Mansory, the creator of cars for people with a lot of money and a very particular taste in vehicles, is always good for a surprise. And with surprise, we mean yet another outlandish creation that is bound to raise eyebrows and open the wallets of loaded petrolheads with a penchant for being the center of attention.
The latest example: the Mansory Gronos Coupe EVO C. A mouthful of a name for a car that looks like a Rolls-Royce Ghost and a Mercedes-Benz G-Class had a love child that crashed through a paint shop at birth.
No, your eyes are not deceiving you. This really is a G-Class coupe with suicide doors. And a flip-flop paint job, although Mansory prefers if you use its official name: Fludium paint chrome atmosphere.
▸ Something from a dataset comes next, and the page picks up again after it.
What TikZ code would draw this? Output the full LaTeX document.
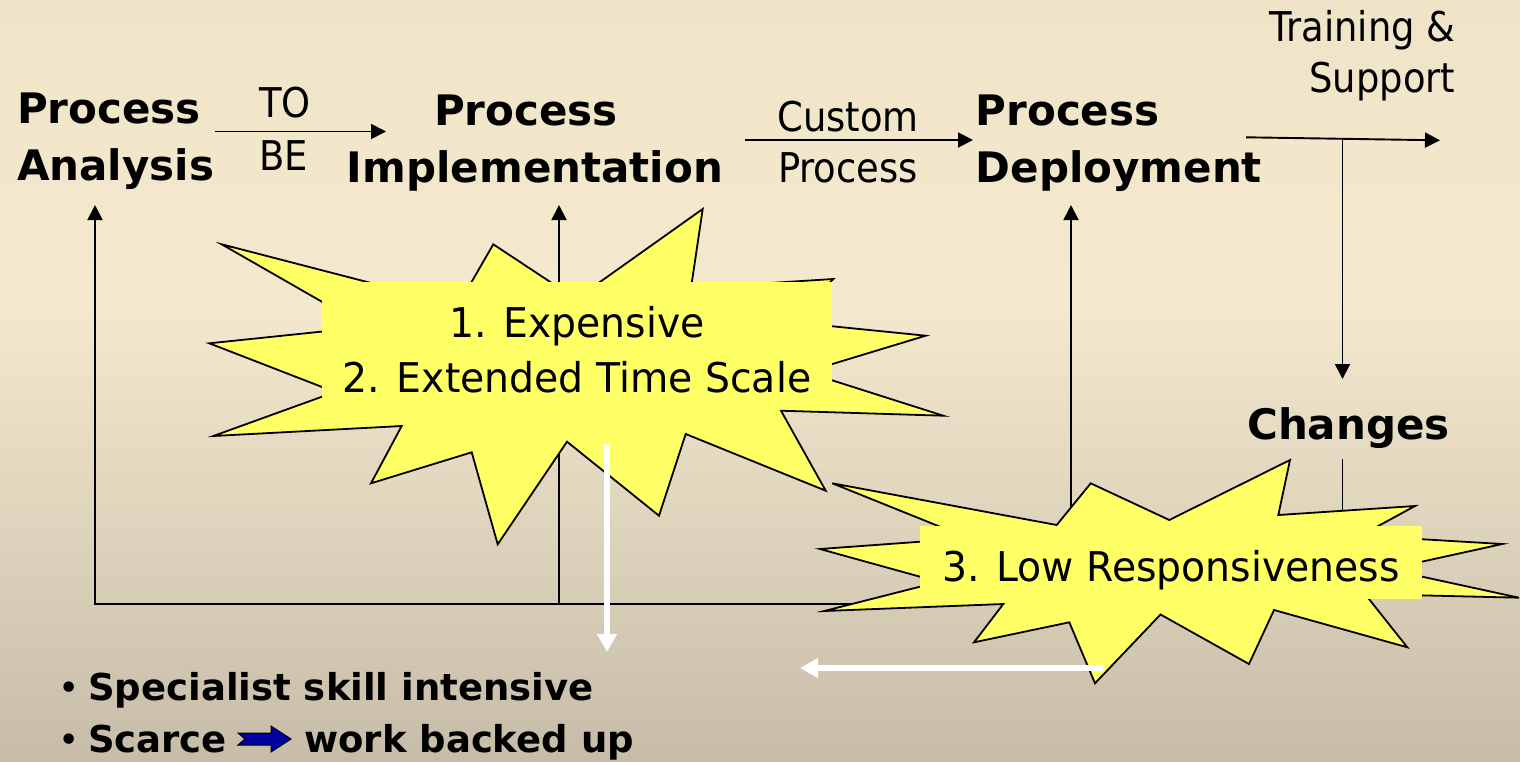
\documentclass[tikz,border=0pt]{standalone}
\usepackage{fontspec}
\setmainfont{DejaVu Sans}
\newfontfamily\lblfont{DejaVu Sans}[FakeStretch=0.9]
\newfontfamily\burstfont{DejaVu Sans}[FakeStretch=0.96]
\usetikzlibrary{arrows.meta}

\definecolor{bgtop}{RGB}{240,228,200}
\definecolor{bgmid}{RGB}{244,233,206}
\definecolor{bgbot}{RGB}{199,188,168}
\definecolor{burst}{RGB}{255,255,102}
\definecolor{navy}{RGB}{0,0,160}

\pgfdeclareverticalshading{bgshade}{100bp}{color(0bp)=(bgbot); color(25bp)=(bgbot); color(55bp)=(bgmid); color(75bp)=(bgtop); color(100bp)=(bgtop)}

\tikzset{
  flow/.style={draw=black, line width=1.9pt},
  flowarrow/.style={flow, -{Triangle[length=15pt,width=15pt]}},
  burstshape/.style={fill=burst, draw=black, line width=1.8pt, line join=miter},
  whitearrow/.style={draw=white, line width=6pt, -{Triangle[length=18pt,width=19pt]}},
  boldlabel/.style={inner sep=0pt, font=\fontsize{42}{50}\selectfont\bfseries},
  armlabel/.style={inner sep=0pt, font=\fontsize{41}{50}\selectfont\lblfont},
  burstlabel/.style={inner sep=0pt, font=\fontsize{41}{50}\selectfont\burstfont},
  bulletlabel/.style={inner sep=0pt, font=\fontsize{37}{45}\selectfont\bfseries},
  bulletdot/.style={inner sep=0pt, font=\fontsize{36}{42}\selectfont},
}

\begin{document}
\begin{tikzpicture}[x=1pt,y=-1pt]
\useasboundingbox (0,0) rectangle (1520,761);
\shade[shading=bgshade] (0,0) rectangle (1520,761);

% stage labels
\node[boldlabel, anchor=base west] (pa1) at (17,123) {Process};
\node[boldlabel, anchor=base west] (pa2) at (17,180) {Analysis};
\node[boldlabel, anchor=base] (pi1) at (526,125) {Process};
\node[boldlabel, anchor=base] (pi2) at (535,182) {Implementation};
\node[boldlabel, anchor=base west] (pd1) at (975.5,125) {Process};
\node[boldlabel, anchor=base west] (pd2) at (975.5,182) {Deployment};
\node[boldlabel, anchor=base west] (ch) at (1247,439) {Changes};

% arrow labels
\node[armlabel, anchor=base west] (to) at (259,117) {TO};
\node[armlabel, anchor=base west] (be) at (259,170) {BE};
\node[armlabel, anchor=base] (cu) at (848,131) {Custom};
\node[armlabel, anchor=base] (cp) at (848,182) {Process};
\node[armlabel, anchor=base east] (tr) at (1455.5,41) {Training \&};
\node[armlabel, anchor=base east] (su) at (1455.5,92) {Support};

% connector end points
\coordinate (tbS) at (215,131.5);
\coordinate (tbE) at (386,131.5);
\coordinate (cpS) at (745,140);
\coordinate (cpE) at (973,140);
\coordinate (tsS) at (1246,137.3);
\coordinate (tsE) at (1440,140.3);
\coordinate (tsJ) at (1342.5,139);
\coordinate (chT) at (1342.5,379);
\coordinate (chB) at (1342.5,459);
\coordinate (loopR) at (1342.5,604);
\coordinate (loopL) at (95,604);
\coordinate (paT) at (95,205);
\coordinate (jI) at (559,604);
\coordinate (piT) at (559,205);
\coordinate (jD) at (1071,604);
\coordinate (pdT) at (1071,205);

% forward flow
\draw[flowarrow] (tbS) -- (tbE);
\draw[flowarrow] (cpS) -- (cpE);
\draw[flowarrow] (tsS) -- (tsE);
\draw[flowarrow] (tsJ) -- (chT);

% feedback loop
\draw[flowarrow] (chB) -- (loopR) -- (loopL) -- (paT);
\draw[flowarrow] (jI) -- (piT);
\draw[flowarrow] (jD) -- (pdT);

% first burst
\draw[burstshape] (209.3,343.3) -- (366,327) -- (221.7,244.3) -- (458,305.5)
  -- (493.3,244.3) -- (576,299) -- (702.7,209) -- (691,288) -- (833.3,279)
  -- (790,322) -- (925.7,335.7) -- (806,372) -- (943.3,415.7) -- (781,410.7)
  -- (825.7,490.7) -- (685.7,434) -- (659,515.7) -- (567,441.7) -- (497.7,544.3)
  -- (471.7,452.3) -- (371,483.3) -- (401.7,426) -- (213.3,436) -- (335,392) -- cycle;
\fill[burst] (321.7,281.7) rectangle (831.7,405);
\node[burstlabel, anchor=base] (b1a) at (577,337) {1. Expensive};
\node[burstlabel, anchor=base] (b1b) at (577,392) {2. Extended Time Scale};

% second burst
\draw[burstshape] (832.3,483.3) -- (1056.7,525) -- (1090.7,483.3) -- (1169.3,520)
  -- (1290,460) -- (1278.3,515) -- (1415,506) -- (1360.6,535.6) -- (1502.3,544)
  -- (1387.6,569.2) -- (1519,597.7) -- (1365,594) -- (1407.3,647.3) -- (1274,610)
  -- (1249,664) -- (1160.5,614.5) -- (1095,683.3) -- (1069.3,622.3) -- (974,642.3)
  -- (1003.3,604) -- (824.3,611) -- (938.8,581.9) -- (820,549) -- (968.5,538.2) -- cycle;
\fill[burst] (920,526) rectangle (1422,599.3);
\node[burstlabel, anchor=base] (b3) at (1171,581) {3. Low Responsiveness};

% consequences
\coordinate (w1S) at (607,444);
\coordinate (w1E) at (607,652);
\coordinate (w2S) at (1103,668);
\coordinate (w2E) at (800,668);
\draw[whitearrow] (w1S) -- (w1E);
\draw[whitearrow] (w2S) -- (w2E);

\node[bulletdot, anchor=base west] (d1) at (58,700) {•};
\node[bulletlabel, anchor=base west] (l1) at (88,700) {Specialist skill intensive};
\node[bulletdot, anchor=base west] (d2) at (58,752) {•};
\node[bulletlabel, anchor=base west] (l2a) at (88,752) {Scarce};
\node[bulletlabel, anchor=base west] (l2b) at (304,752) {work backed up};
\draw[fill=navy, draw=black, line width=1pt, line join=miter]
  (238,733) -- (271,733) -- (271,726) -- (291,739) -- (271,752) -- (271,745)
  -- (238,745) -- (245,739) -- cycle;
\end{tikzpicture}
\end{document}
Just why anyone would need such a conversion remains to be debated. Safe to say that someone probably ordered it, or the company wouldn’t have gone through the trouble of turning a four-door 4×4 into a two-door coupe.
Apparently, it took one and a half years to convert the car, and there will only be eight of them in total. That’s if eight customers can be found to order one.
Rolling along on huge 24-inch rims, the Gronos also had the Mansory typical carbon-fiber treatment—meaning it was doused in superglue and pushed through a bin full of the stuff to cover almost everything, including the front spoiler, the hood, the roof spoilers, the exhaust tips, the rear bumper, and plenty of other parts in it. Even the engine cover was treated to some of it.
The engine, by the way, received a bit of a boost, and now produces 900hp and 1,200Nm, which is enough for a 0-100km/h time of 3.3 seconds and a top speed of 250km/h.
Not that it will likely ever really drive that fast. Most of these machines spend their lives tootling around tax havens or sprinting from traffic light to traffic light in the center of London, Geneva, or Moscow.
The interior has been modified as well, and now features new front seats that can tilt to give access to the rear. In the back, the stock bench has been replaced with private jet-style seating, making the car a four-seater.
The interior color scheme of this demo car has been finished in a gentle shade of white with subtle gold-colored accents and understated gold-plated buttons, vents, and trim pieces.
Just kidding. The cabin is about as nouveau riche loud as any oligarch could ever wish for, and totally Mansory. Of course, every car is finished to the wishes of the client, so if you want something less outlandish then the German craftsmen at the company’s workshop will certainly be able to help you.
As for the price, none was given, but it will certainly be eye-watering. The Gronos Coupe is based on a G63, which itself isn’t cheap. Mansory has tuned that one before, and the four-door version costs north of €500,000, so expect this one to be €600,000+ (P35 million) with ease. Not that it will really matter for the kind of people who buy it.